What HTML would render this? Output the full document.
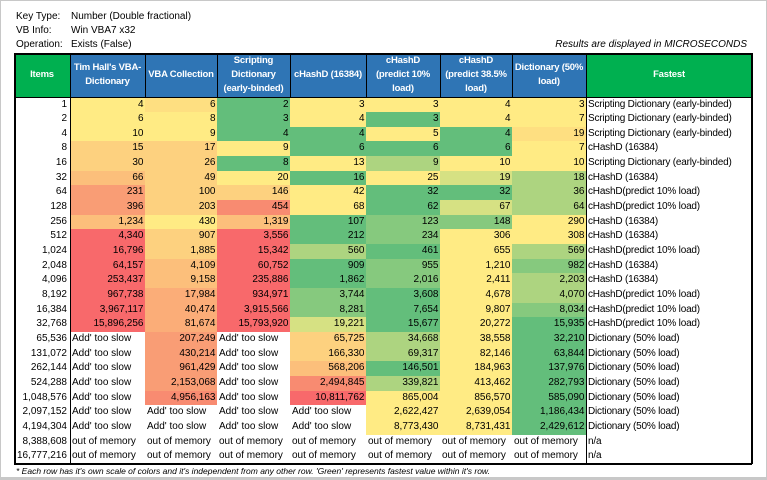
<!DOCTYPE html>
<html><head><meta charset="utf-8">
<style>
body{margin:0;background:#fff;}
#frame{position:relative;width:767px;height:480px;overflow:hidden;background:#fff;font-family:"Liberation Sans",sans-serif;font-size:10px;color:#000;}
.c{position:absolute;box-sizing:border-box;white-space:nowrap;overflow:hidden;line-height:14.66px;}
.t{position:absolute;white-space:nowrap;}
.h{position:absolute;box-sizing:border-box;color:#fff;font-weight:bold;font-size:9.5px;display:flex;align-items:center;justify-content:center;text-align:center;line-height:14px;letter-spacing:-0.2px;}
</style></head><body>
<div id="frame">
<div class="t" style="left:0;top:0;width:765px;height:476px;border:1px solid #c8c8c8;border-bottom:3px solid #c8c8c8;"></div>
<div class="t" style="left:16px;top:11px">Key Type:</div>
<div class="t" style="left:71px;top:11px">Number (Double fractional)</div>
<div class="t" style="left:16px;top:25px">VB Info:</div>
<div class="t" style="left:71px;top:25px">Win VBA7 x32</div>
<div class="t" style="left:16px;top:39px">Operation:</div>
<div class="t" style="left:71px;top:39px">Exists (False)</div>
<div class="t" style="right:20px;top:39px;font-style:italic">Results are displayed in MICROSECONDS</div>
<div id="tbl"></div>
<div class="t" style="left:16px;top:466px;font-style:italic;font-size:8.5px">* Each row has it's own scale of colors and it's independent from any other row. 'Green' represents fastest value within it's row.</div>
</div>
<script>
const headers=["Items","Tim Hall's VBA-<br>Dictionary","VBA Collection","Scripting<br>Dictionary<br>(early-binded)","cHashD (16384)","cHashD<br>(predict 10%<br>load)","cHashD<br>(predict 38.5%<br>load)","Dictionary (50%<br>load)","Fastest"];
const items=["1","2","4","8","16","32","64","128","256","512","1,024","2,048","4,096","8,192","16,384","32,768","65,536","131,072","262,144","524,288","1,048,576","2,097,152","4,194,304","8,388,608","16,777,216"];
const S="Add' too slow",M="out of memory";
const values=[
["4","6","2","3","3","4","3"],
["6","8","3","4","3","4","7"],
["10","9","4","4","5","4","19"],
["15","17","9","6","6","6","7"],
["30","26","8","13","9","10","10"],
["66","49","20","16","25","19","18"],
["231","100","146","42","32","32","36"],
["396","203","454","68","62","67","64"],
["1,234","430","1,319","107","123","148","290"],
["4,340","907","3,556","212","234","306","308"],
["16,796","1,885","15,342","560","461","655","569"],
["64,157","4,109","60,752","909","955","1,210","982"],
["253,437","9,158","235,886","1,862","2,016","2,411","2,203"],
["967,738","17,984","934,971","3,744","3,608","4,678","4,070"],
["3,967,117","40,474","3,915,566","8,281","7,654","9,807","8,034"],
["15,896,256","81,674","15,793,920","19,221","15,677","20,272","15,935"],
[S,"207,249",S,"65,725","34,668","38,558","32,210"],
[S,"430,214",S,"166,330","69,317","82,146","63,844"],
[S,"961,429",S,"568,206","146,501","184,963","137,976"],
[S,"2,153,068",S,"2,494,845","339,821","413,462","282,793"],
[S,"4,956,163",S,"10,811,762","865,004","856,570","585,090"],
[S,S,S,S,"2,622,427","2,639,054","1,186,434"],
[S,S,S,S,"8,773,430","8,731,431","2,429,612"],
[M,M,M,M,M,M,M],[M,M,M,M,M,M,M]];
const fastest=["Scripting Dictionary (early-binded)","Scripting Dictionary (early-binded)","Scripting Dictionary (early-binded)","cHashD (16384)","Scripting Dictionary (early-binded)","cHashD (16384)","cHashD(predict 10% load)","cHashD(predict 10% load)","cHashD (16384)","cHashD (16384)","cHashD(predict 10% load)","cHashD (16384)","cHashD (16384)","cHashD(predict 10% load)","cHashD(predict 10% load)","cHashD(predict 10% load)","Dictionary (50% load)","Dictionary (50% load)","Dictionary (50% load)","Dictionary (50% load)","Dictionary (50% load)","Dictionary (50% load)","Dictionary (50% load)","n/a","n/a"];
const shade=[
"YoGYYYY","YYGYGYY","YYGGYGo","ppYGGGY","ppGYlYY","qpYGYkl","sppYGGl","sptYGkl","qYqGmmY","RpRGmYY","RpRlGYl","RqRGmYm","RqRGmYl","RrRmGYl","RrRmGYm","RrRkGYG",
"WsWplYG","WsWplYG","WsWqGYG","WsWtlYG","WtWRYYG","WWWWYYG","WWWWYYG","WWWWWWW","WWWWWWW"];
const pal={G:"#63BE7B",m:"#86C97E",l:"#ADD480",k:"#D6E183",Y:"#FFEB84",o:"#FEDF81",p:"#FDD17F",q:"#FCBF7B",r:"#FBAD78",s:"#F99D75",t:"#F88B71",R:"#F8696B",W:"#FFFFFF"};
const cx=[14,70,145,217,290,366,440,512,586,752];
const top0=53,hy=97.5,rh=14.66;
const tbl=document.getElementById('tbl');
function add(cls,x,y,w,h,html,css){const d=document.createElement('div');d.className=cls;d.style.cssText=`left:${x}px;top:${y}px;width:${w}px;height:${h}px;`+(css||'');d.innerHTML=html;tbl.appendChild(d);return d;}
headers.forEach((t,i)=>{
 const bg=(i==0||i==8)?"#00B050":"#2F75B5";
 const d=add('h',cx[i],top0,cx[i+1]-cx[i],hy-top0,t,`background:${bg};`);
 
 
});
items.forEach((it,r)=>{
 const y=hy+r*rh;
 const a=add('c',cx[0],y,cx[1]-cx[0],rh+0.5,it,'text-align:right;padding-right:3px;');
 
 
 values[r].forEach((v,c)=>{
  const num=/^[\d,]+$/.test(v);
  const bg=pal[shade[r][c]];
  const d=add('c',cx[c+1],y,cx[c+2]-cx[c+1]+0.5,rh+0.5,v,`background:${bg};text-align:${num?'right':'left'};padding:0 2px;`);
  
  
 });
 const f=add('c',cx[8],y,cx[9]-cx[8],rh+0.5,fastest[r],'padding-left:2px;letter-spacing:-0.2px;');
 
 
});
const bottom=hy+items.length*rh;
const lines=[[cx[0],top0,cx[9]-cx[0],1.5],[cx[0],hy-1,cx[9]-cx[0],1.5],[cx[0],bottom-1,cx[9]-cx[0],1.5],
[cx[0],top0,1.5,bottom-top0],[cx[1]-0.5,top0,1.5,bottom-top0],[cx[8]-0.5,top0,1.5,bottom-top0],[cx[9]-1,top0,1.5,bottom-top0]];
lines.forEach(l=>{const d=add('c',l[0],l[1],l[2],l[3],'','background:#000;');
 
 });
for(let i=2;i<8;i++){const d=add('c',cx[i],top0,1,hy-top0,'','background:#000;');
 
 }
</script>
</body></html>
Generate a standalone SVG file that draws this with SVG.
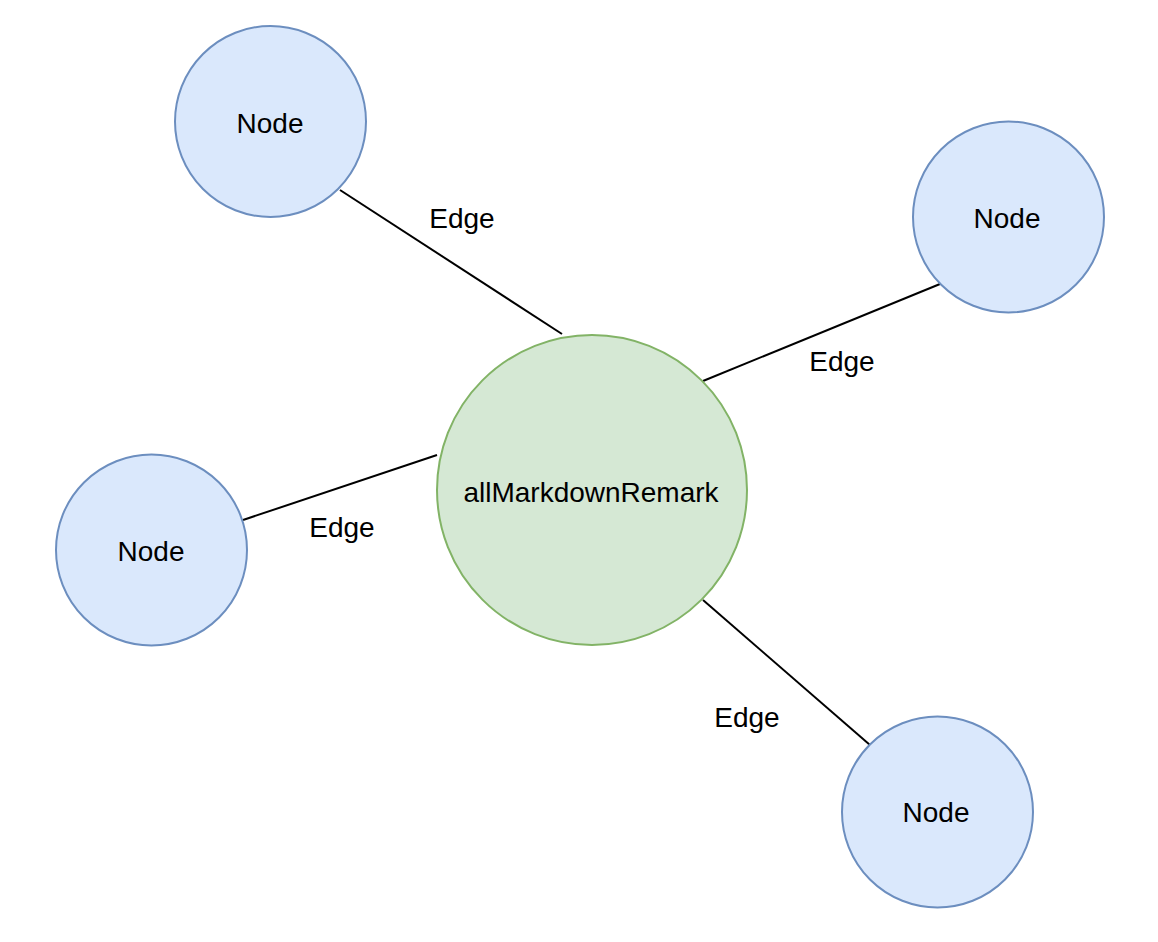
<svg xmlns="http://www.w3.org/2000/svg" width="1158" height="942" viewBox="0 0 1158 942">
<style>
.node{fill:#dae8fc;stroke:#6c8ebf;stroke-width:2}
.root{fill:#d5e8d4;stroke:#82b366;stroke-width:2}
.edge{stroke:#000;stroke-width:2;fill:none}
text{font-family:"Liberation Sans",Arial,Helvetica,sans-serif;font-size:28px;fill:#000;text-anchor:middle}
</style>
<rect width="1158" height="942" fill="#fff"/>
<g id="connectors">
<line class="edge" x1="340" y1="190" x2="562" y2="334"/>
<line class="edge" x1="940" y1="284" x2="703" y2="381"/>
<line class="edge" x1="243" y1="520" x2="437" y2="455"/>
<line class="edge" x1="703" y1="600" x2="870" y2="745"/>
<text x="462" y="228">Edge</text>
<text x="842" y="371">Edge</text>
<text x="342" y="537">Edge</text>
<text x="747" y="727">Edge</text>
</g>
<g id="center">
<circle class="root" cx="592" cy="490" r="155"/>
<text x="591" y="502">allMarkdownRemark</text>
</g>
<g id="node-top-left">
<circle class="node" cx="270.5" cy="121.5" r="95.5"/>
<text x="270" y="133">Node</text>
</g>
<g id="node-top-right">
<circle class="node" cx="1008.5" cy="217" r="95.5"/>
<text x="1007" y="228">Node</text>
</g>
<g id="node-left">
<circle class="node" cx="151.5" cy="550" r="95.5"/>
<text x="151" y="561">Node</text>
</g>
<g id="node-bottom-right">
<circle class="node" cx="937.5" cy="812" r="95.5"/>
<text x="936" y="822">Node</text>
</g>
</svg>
===
§ What is being asked: Starting from the line where "Generate a standalone" appears, copy every line through the end of the material, both ends included, but no pictures.

§ Response to this exercise:
Generate a standalone SVG file that draws this with SVG.
<svg xmlns="http://www.w3.org/2000/svg" width="1158" height="942" viewBox="0 0 1158 942">
<style>
.node{fill:#dae8fc;stroke:#6c8ebf;stroke-width:2}
.root{fill:#d5e8d4;stroke:#82b366;stroke-width:2}
.edge{stroke:#000;stroke-width:2;fill:none}
text{font-family:"Liberation Sans",Arial,Helvetica,sans-serif;font-size:28px;fill:#000;text-anchor:middle}
</style>
<rect width="1158" height="942" fill="#fff"/>
<g id="connectors">
<line class="edge" x1="340" y1="190" x2="562" y2="334"/>
<line class="edge" x1="940" y1="284" x2="703" y2="381"/>
<line class="edge" x1="243" y1="520" x2="437" y2="455"/>
<line class="edge" x1="703" y1="600" x2="870" y2="745"/>
<text x="462" y="228">Edge</text>
<text x="842" y="371">Edge</text>
<text x="342" y="537">Edge</text>
<text x="747" y="727">Edge</text>
</g>
<g id="center">
<circle class="root" cx="592" cy="490" r="155"/>
<text x="591" y="502">allMarkdownRemark</text>
</g>
<g id="node-top-left">
<circle class="node" cx="270.5" cy="121.5" r="95.5"/>
<text x="270" y="133">Node</text>
</g>
<g id="node-top-right">
<circle class="node" cx="1008.5" cy="217" r="95.5"/>
<text x="1007" y="228">Node</text>
</g>
<g id="node-left">
<circle class="node" cx="151.5" cy="550" r="95.5"/>
<text x="151" y="561">Node</text>
</g>
<g id="node-bottom-right">
<circle class="node" cx="937.5" cy="812" r="95.5"/>
<text x="936" y="822">Node</text>
</g>
</svg>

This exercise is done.